Difficult synthesis. Do-gooders can't simply say, "let's set up a factory that duplicates those conditions over on Tatooine!" because even if you could create the delicate combination of chemistry and magnetism that creates our biological unobtainium, the cost would be worse than just repairing and replacing the automation. Remember, pulsar, and little Johnny's "cosmic science kit" really can't duplicate that level of strength. So... no can do.
That leaves people. And a lot of people, because you have an entire galaxy to supply and you're the one and only location that can do it. The environment may require environmental suits, but you can't have anything electrically driven on them or the magnetics will destroy them. You can't have a lot of metal at all or you'll kill the human via inductive coupling. That means an environment that needs no more than hazmat or scuba suits to harvest the unobtainium.
And since profitability is always an issue, you're either paying them next to nothing (keeping them in indentured servitude like the company towns of the U.S. early 1900s), or it's flat out slavery where pain avoidance is the primary motivator for work.
Can the slaves do anything about this?
As I mentioned in the beginning, no society with any form of representative government will tolerate slavery for long because there will always be somebody who sympathizes with the plight of the enslaved.3
Therefore, there will be a constant propaganda war going on to keep the galactic populace distracted about the real conditions on our slave planet. This will be a large, complicated, and sometimes illicit effort that will be a great sub-plot in the story.
There will always be someone on the planet itself, one of the not-enslaved, who sympathizes with the slaves. These are dangerous people, because they will be planning (a) whistle blowing events, (b) armed rebellion, (c) aid societies and all kinds of solutions to try to help the enslaved. Don't underestimate these folks. Grassroots anti-slavery movements were a huge contributor to the U.S. civil war.
Finally, there's the slaves. Slavery works because the enslaved are (a) emotionally drained (institutionalized), (b) physically drained (you only want them strong enough to work, not strong enough to fight, (c) disenfranchised (no one anywhere near them likes them, no "nearby" support), (d) unempowered (everything is provided for them, an entire welfare state, the threat of leaving that condition is frightening), (e) and controlled (regular oversight by armed and authorized agents).

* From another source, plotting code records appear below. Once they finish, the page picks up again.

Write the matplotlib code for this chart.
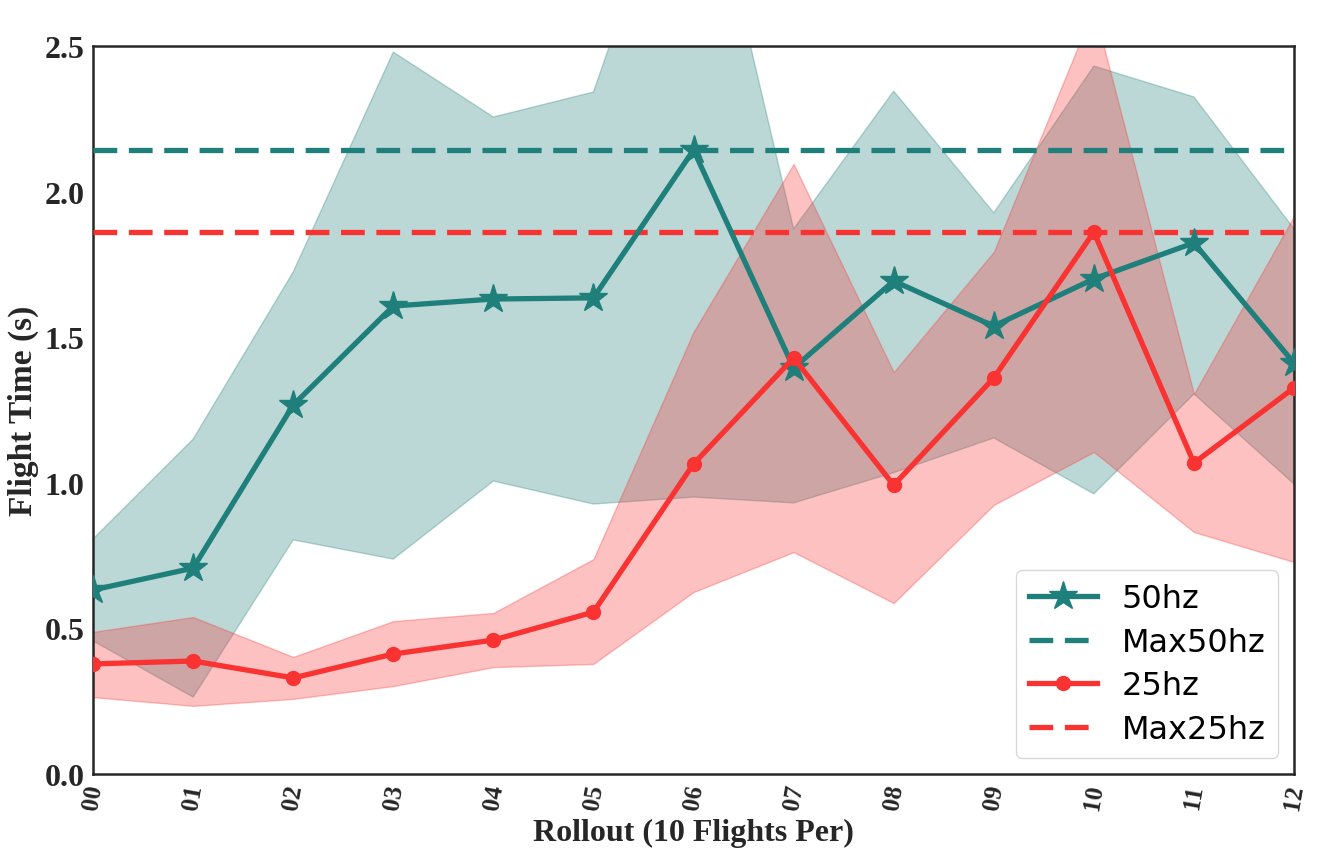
#!/usr/bin/env python3
# -*- coding: utf-8 -*-
"""
Flight time per rollout for the 50hz and 25hz controllers, with spread bands.
"""

import matplotlib
matplotlib.use('Agg')
import matplotlib.pyplot as plt
import numpy as np

rollouts = ['00', '01', '02', '03', '04', '05', '06', '07', '08', '09', '10', '11', '12']

mean_50hz = [0.632, 0.707, 1.267, 1.607, 1.631, 1.635, 2.143, 1.394, 1.693, 1.538, 1.700, 1.824, 1.411]
upper_50hz = [0.807, 1.150, 1.724, 2.479, 2.256, 2.342, 3.33, 1.872, 2.345, 1.927, 2.431, 2.325, 1.872]
lower_50hz = [0.457, 0.264, 0.804, 0.738, 1.006, 0.927, 0.951, 0.931, 1.035, 1.154, 0.962, 1.305, 0.996]

mean_25hz = [0.378, 0.388, 0.330, 0.412, 0.460, 0.556, 1.065, 1.429, 0.992, 1.360, 1.861, 1.068, 1.326]
upper_25hz = [0.488, 0.539, 0.402, 0.525, 0.553, 0.738, 1.518, 2.095, 1.38, 1.793, 2.63, 1.305, 1.916]
lower_25hz = [0.264, 0.234, 0.258, 0.302, 0.367, 0.378, 0.625, 0.762, 0.587, 0.924, 1.106, 0.831, 0.728]

max_50hz = max(mean_50hz)
max_25hz = max(mean_25hz)

TEAL = '#1f7f7a'
RED = '#f93232'


def plot_flight_times(file_out):
    figure = plt.figure(figsize=(13.39, 8.54), dpi=100)
    axes = figure.add_axes([0.0695, 0.0925, 0.8969, 0.8525])
    x = np.arange(len(rollouts))

    axes.fill_between(x, lower_50hz, upper_50hz, color=TEAL, alpha=0.3, linewidth=1)
    axes.fill_between(x, lower_25hz, upper_25hz, color=RED, alpha=0.3, linewidth=1)

    axes.plot(x, mean_50hz, color=TEAL, linewidth=3.8, marker='*', markersize=21,
              label='50hz', zorder=4)
    axes.axhline(max_50hz, color=TEAL, linewidth=3.8, dashes=(4.5, 2.2),
                 label='Max50hz', zorder=3)
    axes.plot(x, mean_25hz, color=RED, linewidth=3.8, marker='o', markersize=10,
              label='25hz', zorder=4)
    axes.axhline(max_25hz, color=RED, linewidth=3.8, dashes=(4.5, 2.2),
                 label='Max25hz', zorder=3)

    axes.set_xlim(0, len(rollouts) - 1)
    axes.set_ylim(0, 2.5)
    axes.set_xticks(x)
    axes.set_xticklabels(rollouts, rotation=80)
    axes.set_yticks([0.0, 0.5, 1.0, 1.5, 2.0, 2.5])
    axes.set_yticklabels(['0.0', '0.5', '1.0', '1.5', '2.0', '2.5'])

    serif = {'family': 'Liberation Serif', 'weight': 'bold'}
    for label in axes.get_xticklabels():
        label.set_fontfamily('Liberation Serif')
        label.set_fontweight('bold')
        label.set_fontsize(18)
        label.set_color('#262626')
    for label in axes.get_yticklabels():
        label.set_fontfamily('Liberation Serif')
        label.set_fontweight('bold')
        label.set_fontsize(23)
        label.set_color('#262626')
    axes.tick_params(length=0, pad=6)

    axes.set_xlabel('Rollout (10 Flights Per)', fontdict=serif, fontsize=23,
                    color='#262626', labelpad=5)
    axes.set_ylabel('Flight Time (s)', fontdict=serif, fontsize=24,
                    color='#262626', labelpad=4)

    for spine in axes.spines.values():
        spine.set_color('#262626')
        spine.set_linewidth(1.8)

    legend = axes.legend(loc='lower right', fontsize=23, frameon=True,
                         handlelength=2.15, borderaxespad=0.5, labelspacing=0.4,
                         handletextpad=0.75, borderpad=0.4)
    legend.get_frame().set_edgecolor('#d0d0d0')

    figure.savefig(file_out)
    plt.close(figure)


if __name__ == '__main__':
    plot_flight_times('out.png')
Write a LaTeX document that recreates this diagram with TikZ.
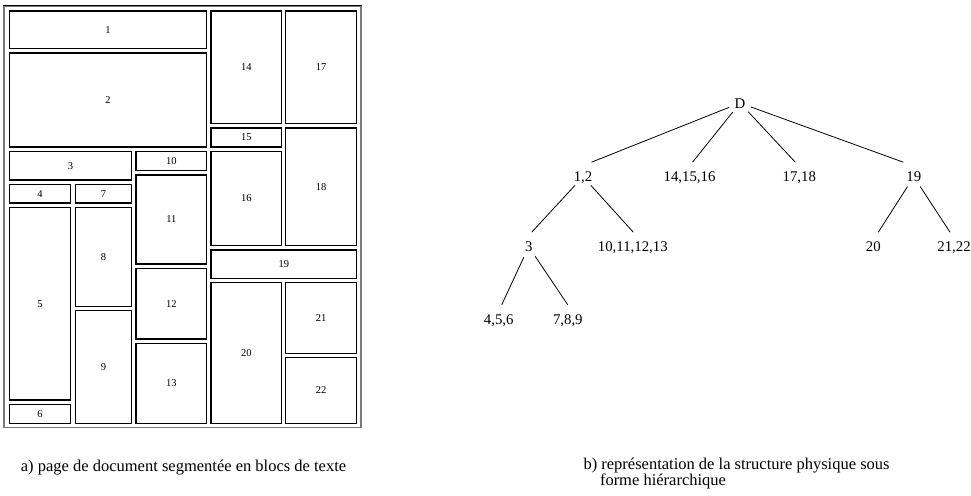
\documentclass[tikz,border=0pt]{standalone}
\usepackage{fontspec}
\setmainfont{Liberation Serif}
\usetikzlibrary{calc}
\definecolor{FrameGray}{HTML}{7A7A7A}

\begin{document}
\begin{tikzpicture}[
        x=1pt,y=-1pt,
        blk/.style={draw=black,line width=1.1pt},
        num/.style={font=\fontsize{10.5}{12}\selectfont,inner sep=0pt},
        lvl/.style={font=\fontsize{14.8}{16}\selectfont,text height=10pt,text depth=0pt,
                    circle,minimum size=23pt,inner sep=0pt},
        edge/.style={line width=0.8pt},
        legend/.style={font=\fontsize{16.5}{14}\selectfont,inner sep=0pt,align=left}
      ]
        \useasboundingbox (0,0) rectangle (971,495);
        % page frame
        \draw[FrameGray,line width=1.6pt] (4,6) rectangle (361,427.5);
        \draw[black,line width=1pt] (3.2,5.5) -- (361.8,5.5);
        % text blocks
        \foreach \n/\xa/\ya/\xb/\yb in {
            1/9.3/11/206.7/48.7, 2/9.3/53/206.7/147, 3/9.3/151.7/131.7/180,
            4/9.3/184.3/70.7/203, 5/9.3/207.7/70.7/400, 6/9.3/404.3/70.7/423.3,
            7/75.3/184.3/131.7/203, 8/75.3/207.7/131.7/306.7, 9/75.3/310.7/131.7/423.3,
            10/136/151.7/206.7/170.7, 11/136/175/206.7/264, 12/136/268.7/206.7/339,
            13/136/343.3/206.7/423.3, 14/211/11/281.7/123.7, 15/211/128/281.7/147,
            16/211/151.7/281.7/245.3, 17/285.7/11/356.7/123.7, 18/285.7/128/356.7/245.3,
            19/211/250/356.7/278.3, 20/211/282.7/281.7/423.3, 21/285.7/282.7/356.7/353.3,
            22/285.7/357.7/356.7/423.3}{
          \draw[blk] (\xa,\ya) rectangle (\xb,\yb);
          \node[num] (b\n) at ($(\xa,\ya)!.5!(\xb,\yb)$) {\n};
        }
        % hierarchy
        \node[lvl] (r) at (740,103) {D};
        \node[lvl] (t12) at (583,176.7) {1,2};
        \node[lvl] (t141516) at (689.5,176.7) {14,15,16};
        \node[lvl] (t1718) at (799.3,176.7) {17,18};
        \node[lvl] (t19) at (913.8,176.7) {19};
        \node[lvl] (t3) at (528.7,246.7) {3};
        \node[lvl] (t10to13) at (632.8,246.7) {10,11,12,13};
        \node[lvl] (t20) at (873.3,246.7) {20};
        \node[lvl] (t2122) at (954,246.7) {21,22};
        \node[lvl] (t456) at (498.7,319.3) {4,5,6};
        \node[lvl] (t789) at (567.8,319.3) {7,8,9};
        \foreach \p/\c/\dx in {r/t12/8.5, r/t141516/3, r/t1718/-4, r/t19/-10.5,
            t12/t3/3, t12/t10to13/0.5, t19/t20/5, t19/t2122/-4, t3/t456/3, t3/t789/0}
          \draw[edge] (\p) -- ([xshift=\dx pt,yshift=14.5pt]\c.center);
        % captions
        \node[legend,anchor=base west] (capa) at (20.7,471.5) {a) page de document segmentée en blocs de texte};
        \node[legend,anchor=base west] (capb) at (583.3,485.5)
          {b) représentation de la structure physique sous\\\hspace*{16.5pt}forme hiérarchique};
      \end{tikzpicture}
\end{document}
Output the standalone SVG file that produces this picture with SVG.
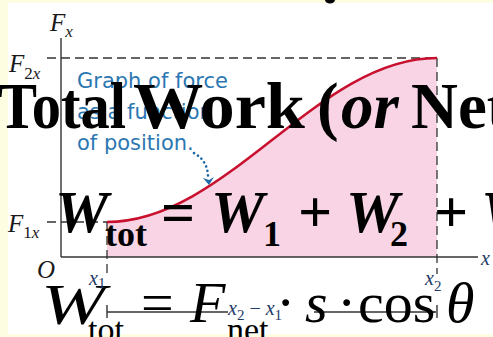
<svg xmlns="http://www.w3.org/2000/svg" width="493" height="337" viewBox="0 0 493 337">
<style>
.lab{font-family:"Liberation Serif","Times New Roman",serif;font-style:italic;font-size:25px;fill:#1a1a1a}
.sub{font-size:17px}
.xl{font-family:"Liberation Serif","Times New Roman",serif;font-style:italic;font-size:20px;fill:#1e3a68}
.xs{font-style:normal;font-size:15px}
.blue{font-family:"DejaVu Sans","Liberation Sans",sans-serif;font-size:21px;fill:#2b77b2}
.dash{stroke:#333;stroke-width:1.3;stroke-dasharray:9 5;fill:none}
.ax{stroke:#333;stroke-width:1.4;fill:none}
.b1{font-family:"Liberation Serif","Times New Roman",serif;font-weight:bold;font-size:65px;fill:#000}
.b2{font-family:"Liberation Serif","Times New Roman",serif;font-weight:bold;font-size:60px;fill:#000}
.b2s{font-family:"Liberation Serif","Times New Roman",serif;font-weight:bold;font-size:36px;fill:#000}
.r3{font-family:"Liberation Serif","Times New Roman",serif;font-size:58px;fill:#000}
.r3s{font-family:"Liberation Serif","Times New Roman",serif;font-size:34px;fill:#000}
.it{font-style:italic}
</style>
<defs>
<marker id="ah" viewBox="0 0 10 10" refX="10" refY="5" markerWidth="7" markerHeight="7" orient="auto" markerUnits="userSpaceOnUse">
<path d="M0,1 L10,5 L0,9 Z" fill="#333"/>
</marker>
</defs>
<rect x="0" y="0" width="493" height="337" fill="#fdfde2"/>
<rect x="8" y="3" width="485" height="331" fill="#ffffff"/>
<ellipse cx="330" cy="0" rx="5" ry="3.5" fill="#000"/>

<g id="plot">
<path id="area" d="M107,257 L107,222 C227.2,222 316.8,58 437,58 L437,257 Z" fill="#f8d4e4"/>
<g id="guides">
<line class="dash" x1="47" y1="58" x2="437" y2="58"/>
<line class="dash" x1="437" y1="58" x2="437" y2="274"/>
<line class="dash" x1="47" y1="222" x2="107" y2="222"/>
<line class="dash" x1="107" y1="222" x2="107" y2="274"/>
</g>
<g id="axes">
<line class="ax" x1="61" y1="38" x2="61" y2="257"/>
<line class="ax" x1="61" y1="257" x2="478" y2="257"/>
</g>
<path id="curve" d="M107,222 C227.2,222 316.8,58 437,58" fill="none" stroke="#c8102e" stroke-width="2.5"/>
<g id="dimension">
<line class="ax" x1="107" y1="305" x2="107" y2="318"/>
<line class="ax" x1="437" y1="305" x2="437" y2="318"/>
<line class="ax" x1="107" y1="312" x2="228" y2="312"/>
<line class="ax" x1="314" y1="312" x2="436" y2="312" marker-end="url(#ah)"/>
</g>
</g>

<g id="note">
<text class="blue" x="77" y="88">Graph of force</text>
<text class="blue" x="77" y="119">as a function</text>
<text class="blue" x="77" y="150">of position.</text>
<path d="M194,153 Q208,161 208,177" fill="none" stroke="#1f6aa6" stroke-width="2.6" stroke-linecap="round" stroke-dasharray="0.1 4.5"/>
<path d="M203,178 L209,185 L214,177 L209,180 Z" fill="#1f6aa6"/>
</g>

<g id="overlay">
<text class="b1" x="-2" y="128" textLength="128" lengthAdjust="spacingAndGlyphs">Total</text>
<text class="b1" x="133" y="128" textLength="172" lengthAdjust="spacingAndGlyphs">Work</text>
<text class="b1" x="317" y="128">(</text>
<text class="b1 it" x="341" y="128">or</text>
<text class="b1" x="411" y="128">Net</text>

<text class="b2 it" x="55" y="232">W</text>
<text class="b2s" x="105" y="246">tot</text>
<text class="b2" x="161" y="232">=</text>
<text class="b2 it" x="211" y="232">W</text>
<text class="b2s" x="263" y="246">1</text>
<text class="b2" x="298" y="232">+</text>
<text class="b2 it" x="346" y="232">W</text>
<text class="b2s" x="390" y="246">2</text>
<text class="b2" x="434" y="232">+</text>
<text class="b2 it" x="481" y="232">W</text>

<text class="r3 it" x="41" y="324" font-size="59" textLength="64" lengthAdjust="spacingAndGlyphs">W</text>
<text class="r3s" x="88" y="341">tot</text>
<text class="r3" x="141" y="322">=</text>
<text class="r3 it" x="190" y="322">F</text>
<text class="r3s" x="227" y="341">net</text>
<text class="r3" x="276" y="322">·</text>
<text class="r3 it" x="305" y="322">s</text>
<text class="r3" x="337" y="322">·</text>
<text class="r3" x="358" y="322">cos</text>
<text class="r3 it" x="446" y="322">θ</text>
</g>

<g id="labels">
<text class="lab" x="50" y="31">F<tspan class="sub" dy="6">x</tspan></text>
<text class="lab" x="9" y="72">F<tspan class="sub" dy="7"><tspan font-style="normal">2</tspan>x</tspan></text>
<text class="lab" x="8" y="232">F<tspan class="sub" dy="6"><tspan font-style="normal">1</tspan>x</tspan></text>
<text class="lab" x="37" y="278" font-size="17">O</text>
<text class="xl" x="89" y="285">x<tspan class="xs" dy="3">1</tspan></text>
<text class="xl" x="425" y="285">x<tspan class="xs" dy="6">2</tspan></text>
<text class="xl" x="481" y="265">x</text>
<text class="xl" x="228" y="315">x<tspan class="xs" dy="5">2</tspan><tspan font-style="normal" dx="5" dy="-5">−</tspan><tspan dx="5">x</tspan><tspan class="xs" dy="5">1</tspan></text>
</g>
</svg>
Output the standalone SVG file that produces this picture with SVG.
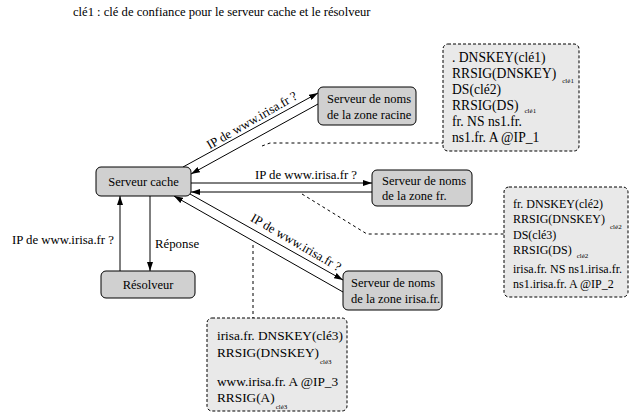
<svg xmlns="http://www.w3.org/2000/svg" width="640" height="414" viewBox="0 0 640 414" font-family="'Liberation Serif', 'Times New Roman', serif">
<defs>
<marker id="ah" markerWidth="9" markerHeight="6" refX="9" refY="3" orient="auto" markerUnits="userSpaceOnUse">
<path d="M0,0 L9,3 L0,6 z" fill="#000"/>
</marker>
<style>
text{font-family:"Liberation Serif","Times New Roman",serif;fill:#000}
.node rect{fill:#d0d0d0;stroke:#000;stroke-width:1}
.nt{font-size:12.5px}
.note rect{fill:#e9e9e9;stroke:#000;stroke-width:1;stroke-dasharray:3,2}
.n1{font-size:13.6px}
.n2{font-size:12px}
.n3{font-size:13.3px}
.sub{font-size:7px}
.ln{stroke:#000;stroke-width:1;fill:none;marker-end:url(#ah)}
.dl{stroke:#000;stroke-width:1;fill:none;stroke-dasharray:3,3}
.lbl{font-size:12.8px}
</style>
</defs>
<text x="73" y="16" font-size="12.6">clé1 : clé de confiance pour le serveur cache et le résolveur</text>

<g id="connectors">
<line class="ln" x1="183" y1="167" x2="318" y2="93"/>
<line class="ln" x1="318" y1="104" x2="191" y2="174"/>
<line class="ln" x1="191" y1="183" x2="372" y2="183"/>
<line class="ln" x1="372" y1="192" x2="191" y2="192"/>
<line class="ln" x1="190" y1="194" x2="343" y2="280"/>
<line class="ln" x1="343" y1="292" x2="174" y2="196"/>
<line class="ln" x1="120" y1="271" x2="120" y2="196"/>
<line class="ln" x1="150" y1="196" x2="150" y2="271"/>
<path class="dl" d="M262,146 L270,143 L443,143"/>
<path class="dl" d="M302,194 L367,234 L504,234"/>
<path class="dl" d="M253,245 L253,318"/>
<text class="lbl" text-anchor="middle" transform="translate(254,124) rotate(-30)">IP de www.irisa.fr ?</text>
<text class="lbl" x="306" y="179" text-anchor="middle">IP de www.irisa.fr ?</text>
<text class="lbl" text-anchor="middle" transform="translate(294,246) rotate(30)">IP de www.irisa.fr ?</text>
<text class="lbl" x="114" y="244" text-anchor="end">IP de www.irisa.fr ?</text>
<text class="lbl" x="155" y="248">Réponse</text>
</g>

<g id="cache" class="node">
<rect x="96" y="167" width="95" height="29" rx="5"/>
<text class="nt" x="143.5" y="186" text-anchor="middle">Serveur cache</text>
</g>
<g id="resolveur" class="node">
<rect x="101" y="271" width="94" height="27" rx="5"/>
<text class="nt" x="148" y="289" text-anchor="middle">Résolveur</text>
</g>
<g id="racine" class="node">
<rect x="318" y="87" width="98" height="38" rx="5"/>
<text class="nt" x="327" y="103">Serveur de noms</text>
<text class="nt" x="327" y="119">de la zone racine</text>
</g>
<g id="zonefr" class="node">
<rect x="372" y="170" width="100" height="36" rx="5"/>
<text class="nt" x="382" y="185">Serveur de noms</text>
<text class="nt" x="382" y="200">de la zone fr.</text>
</g>
<g id="zoneirisa" class="node">
<rect x="343" y="271" width="99" height="39" rx="5"/>
<text class="nt" x="351" y="287">Serveur de noms</text>
<text class="nt" x="351" y="303">de la zone irisa.fr.</text>
</g>

<g id="note1" class="note">
<rect x="443" y="44" width="136" height="107" rx="5"/>
<text class="n1" x="452" y="62">. DNSKEY(clé1)</text>
<text class="n1" x="452" y="78">RRSIG(DNSKEY)<tspan class="sub" dx="6" dy="5">clé1</tspan></text>
<text class="n1" x="452" y="94">DS(clé2)</text>
<text class="n1" x="452" y="110">RRSIG(DS)<tspan class="sub" dx="6" dy="3">clé1</tspan></text>
<text class="n1" x="452" y="126">fr. NS ns1.fr.</text>
<text class="n1" x="452" y="142">ns1.fr. A @IP_1</text>
</g>
<g id="note2" class="note">
<rect x="504" y="187" width="124" height="110" rx="5"/>
<text class="n2" x="513" y="208">fr. DNSKEY(clé2)</text>
<text class="n2" x="513" y="223">RRSIG(DNSKEY)<tspan class="sub" dx="5" dy="6">clé2</tspan></text>
<text class="n2" x="513" y="239">DS(clé3)</text>
<text class="n2" x="513" y="254">RRSIG(DS)<tspan class="sub" dx="5" dy="4">clé2</tspan></text>
<text class="n2" x="513" y="273">irisa.fr. NS ns1.irisa.fr.</text>
<text class="n2" x="513" y="288">ns1.irisa.fr. A @IP_2</text>
</g>
<g id="note3" class="note">
<rect x="207" y="318" width="140" height="93" rx="5"/>
<text class="n3" x="217" y="340">irisa.fr. DNSKEY(clé3)</text>
<text class="n3" x="217" y="357">RRSIG(DNSKEY)<tspan class="sub" dx="1" dy="7">clé3</tspan></text>
<text class="n3" x="217" y="386">www.irisa.fr. A @IP_3</text>
<text class="n3" x="217" y="402">RRSIG(A)<tspan class="sub" dx="1" dy="7">clé3</tspan></text>
</g>
</svg>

Overcoming slavery in your condition would likely begin with an underground railroad that smuggled out both slaves and evidence of the slavery to encourage sympathy amongst the politically powerful outside the world. But whether or not they're successful will depend on whether or not your society is truly free — free to develop abolition societies or allowed to have religious beliefs that preach the equality of all souls before diety. It's a complex mix — but that's what makes a good story.
1 So long as small groups of people can hide in the political shadows, and so long as there's an illicit desire that people are willing to pay bookoo bucks to fulfil, there will always be some slavery. Sex trafficing and the drug trade in our world today are a good examples. However, I'm assuming that organizations this small are outside the scope of your question.
2 Nothing drives humans to spend money like the fear of death. With the possible exception of professional sports.
3 You could always declare your galacitc empire to be a monarchy that doesn't tolerate free speech, but that's a very hard thing to do without a lot of sycophants. It took full engagement in a popular war-of-revenge for Hitler to convince the people to give him full power. After a while, that power could only be held by fear. And even that was beginning to erode by the end of the war. Generally speaking, people will always want a voice, and the cost of suppression probably goes up exponentially with the number of people you need to suppress.